Social became a Certified B Corporation™ this week. It was a proud day for the business – and one that reflected a lot of work by people across the team. It’s not that it required a philosophical or cultural shift – but it did mark a step change in how we run our business.
From the day I founded Social, nearly 10 years ago, it was always my goal to run a business that made a positive impact on the people and places where we worked. And from day one, we did that. On our first major contract we sponsored local civic awards, supported young entrepreneurs to build their business with in-kind support and bookings, and worked with local organisations to support homeless people.
But as the business grew, I realised that wasn’t enough. It could be pot-luck whether support for a great community initiative was taken forward or not, depending on who heard about it and what their capacity to organise our support was.
It was in 2019 that I first heard about B Corp from a contact in the City of London. B Corp is a global movement of businesses which balance profit and purpose. It requires members to sign up to high standards of social and environmental performance, transparency and accountability.
I immediately knew this was the way to go and set my team (then about 25 members) the task of achieving B Corp. It took a lot of work – over 200 assessment questions, many of which required us to formalise and strengthen our approach to making a positive impact. And it required total commitment.
So what does all this mean in practice?
Investing in our team
It meant a new way of engaging our staff. Our ‘Life Happens’ commitment to look after our team members remains at the heart of our business – but it’s now backed by a Staff Engagement Group alongside formal and informal ways of listening to our team, gathering their feedback and acting on it. We run proposed policy changes past the Staff Engagement Group and have introduced extended leave, volunteering leave and menopause, pregnancy and miscarriage policies alongside a commitment to flexible working for all.
We have adopted greater transparency, sharing regular financial updates with our whole team – in the good months and the difficult ones. We introduced a pay and grading system, providing openness and transparency on what grades people are on and how individuals can move up to the next grade.
Learning from our clients
We’d always viewed ‘client delight’ as a company aim – but for B Corp those commitments need to be recorded and tracked. This meant formalising client delight into a customer charter, an annual client survey and a systemised commitment to listening to and learning from our clients.
Protecting the environment
Our environmental scores are the area in which we most need to make progress. As an SME in the service sector, there’s a limit as to what we can directly control through our own business processes, but it is now central to how we grow our business. Social and environmental issues are on our board agenda; reflected in every colleague’s job objectives; and captured and presented in our annual impact reports. We’ve also set up an Environmental Impact committee made up of volunteers across the team to look at practical steps we can take to reduce our effect on the environment. We need to do more for this – and I am determined we will.
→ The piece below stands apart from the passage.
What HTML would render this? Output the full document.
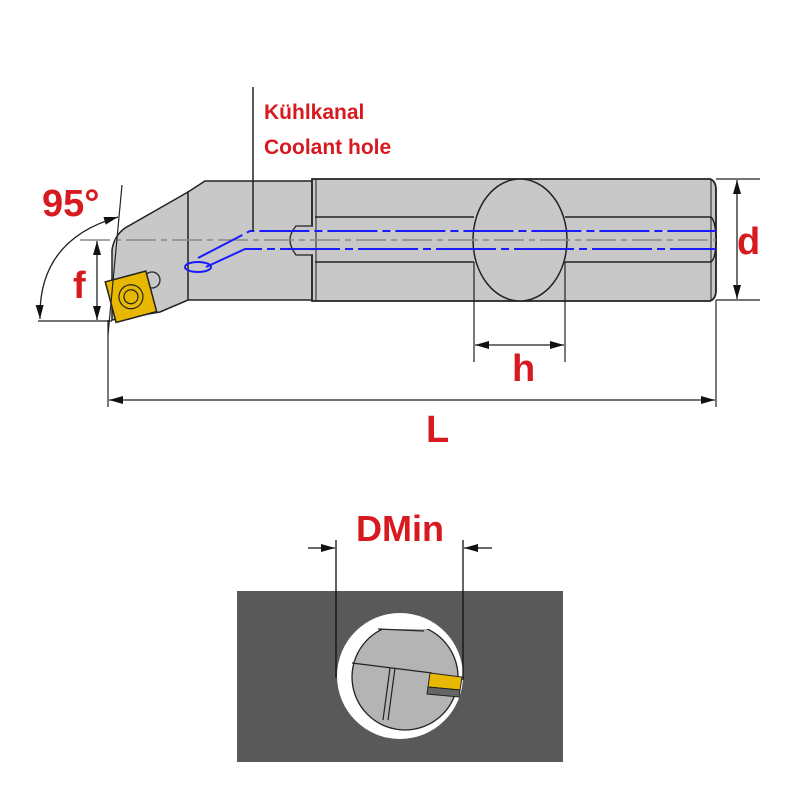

Locking in our social mission
Most importantly, when I founded Social I used a ‘standard’ company incorporation model. B Corp challenges that, requiring that companies lock their social and environmental missions into their legal model. I had to secure the backing of my board to make this change, then work with our professional advisors to deliver it –an undertaking in itself. Social is now obliged to consider the triple bottom line – people, planet, profit – in every decision we make, which brings a different outlook to things.
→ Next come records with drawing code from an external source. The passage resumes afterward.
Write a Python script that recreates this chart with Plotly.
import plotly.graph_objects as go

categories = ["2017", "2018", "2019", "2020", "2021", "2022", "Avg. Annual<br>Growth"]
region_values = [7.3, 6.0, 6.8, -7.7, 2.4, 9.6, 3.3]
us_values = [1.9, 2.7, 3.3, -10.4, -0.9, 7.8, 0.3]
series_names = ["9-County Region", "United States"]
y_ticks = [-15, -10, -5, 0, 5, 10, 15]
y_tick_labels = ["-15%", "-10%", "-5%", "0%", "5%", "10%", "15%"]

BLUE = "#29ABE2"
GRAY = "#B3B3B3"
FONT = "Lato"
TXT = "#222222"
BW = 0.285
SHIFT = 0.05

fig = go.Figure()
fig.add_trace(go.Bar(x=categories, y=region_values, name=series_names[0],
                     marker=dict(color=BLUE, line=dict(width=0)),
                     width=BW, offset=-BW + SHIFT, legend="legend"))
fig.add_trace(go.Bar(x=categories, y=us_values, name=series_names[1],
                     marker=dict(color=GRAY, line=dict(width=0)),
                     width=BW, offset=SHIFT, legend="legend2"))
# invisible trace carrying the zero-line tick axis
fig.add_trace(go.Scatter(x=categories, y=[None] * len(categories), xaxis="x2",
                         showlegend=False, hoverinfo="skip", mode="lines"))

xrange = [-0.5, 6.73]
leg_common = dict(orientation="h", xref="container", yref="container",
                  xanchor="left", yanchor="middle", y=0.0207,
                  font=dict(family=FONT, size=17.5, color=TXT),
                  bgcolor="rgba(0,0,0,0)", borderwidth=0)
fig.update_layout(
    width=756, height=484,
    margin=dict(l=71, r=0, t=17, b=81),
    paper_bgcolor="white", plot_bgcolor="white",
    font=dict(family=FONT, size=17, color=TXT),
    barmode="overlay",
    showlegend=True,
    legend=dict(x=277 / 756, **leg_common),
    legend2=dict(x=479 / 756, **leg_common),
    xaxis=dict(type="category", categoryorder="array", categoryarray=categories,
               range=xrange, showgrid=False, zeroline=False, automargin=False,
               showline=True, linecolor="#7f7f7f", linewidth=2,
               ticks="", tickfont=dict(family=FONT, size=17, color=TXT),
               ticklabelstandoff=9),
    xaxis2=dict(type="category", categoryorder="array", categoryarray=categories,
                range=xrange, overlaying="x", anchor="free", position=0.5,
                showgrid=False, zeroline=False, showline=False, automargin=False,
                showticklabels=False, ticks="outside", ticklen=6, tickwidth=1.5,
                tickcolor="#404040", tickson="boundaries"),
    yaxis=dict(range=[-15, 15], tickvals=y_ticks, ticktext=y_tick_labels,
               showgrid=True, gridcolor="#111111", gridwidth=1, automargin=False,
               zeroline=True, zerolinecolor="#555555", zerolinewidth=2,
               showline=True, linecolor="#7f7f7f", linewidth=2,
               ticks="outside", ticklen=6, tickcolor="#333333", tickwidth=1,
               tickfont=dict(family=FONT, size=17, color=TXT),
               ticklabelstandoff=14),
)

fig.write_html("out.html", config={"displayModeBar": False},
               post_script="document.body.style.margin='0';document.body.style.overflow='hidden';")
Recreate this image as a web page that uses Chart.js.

We never worked with what B Corp classes as ‘disclosure industries’ such as tobacco and gambling, but we have passed on the chance to work with a couple of clients who didn’t sit well with our values.
The journey so far
From the commitment of our board and advisors, to the determination of the team to make the changes needed, I’ve been blown away by the hard work of everyone at Social. It’s not always been smooth – and it’s taken far longer than we imagined because B Corp has been overwhelmed with the number of organisations seeking certification (which is good news). But we have learned a lot on our journey to B Corp, signing up to other valuable initiatives along the way such as the Living Wage Foundation, the Prompt Payment Code, the Good Business Charter and the Greater Manchester Good Employment Charter.
Looking to the future
The changes we have made are now embedded in our three-year business plan and are supporting our aim to be the best employer in the integrated communications space. We are seeing requirements for increasingly robust social value commitments – tracked and evidenced – in tenders and proposals from both the public and private sectors. Preparing for B Corp, and now securing it, has put us in a good place for those opportunities.
I am fully aware that B Corp is not a destination but a journey that will continue. Our social impact reports show the progress we have made in some areas – and set out the further steps we need to make in others. We are now part of a global community of businesses committed to operating in a different way, a way that is part of an emerging stakeholder capitalism model, sharing the benefits across society. And we will do our part to make sure that the UK does build back better from the immense challenges of the last few years.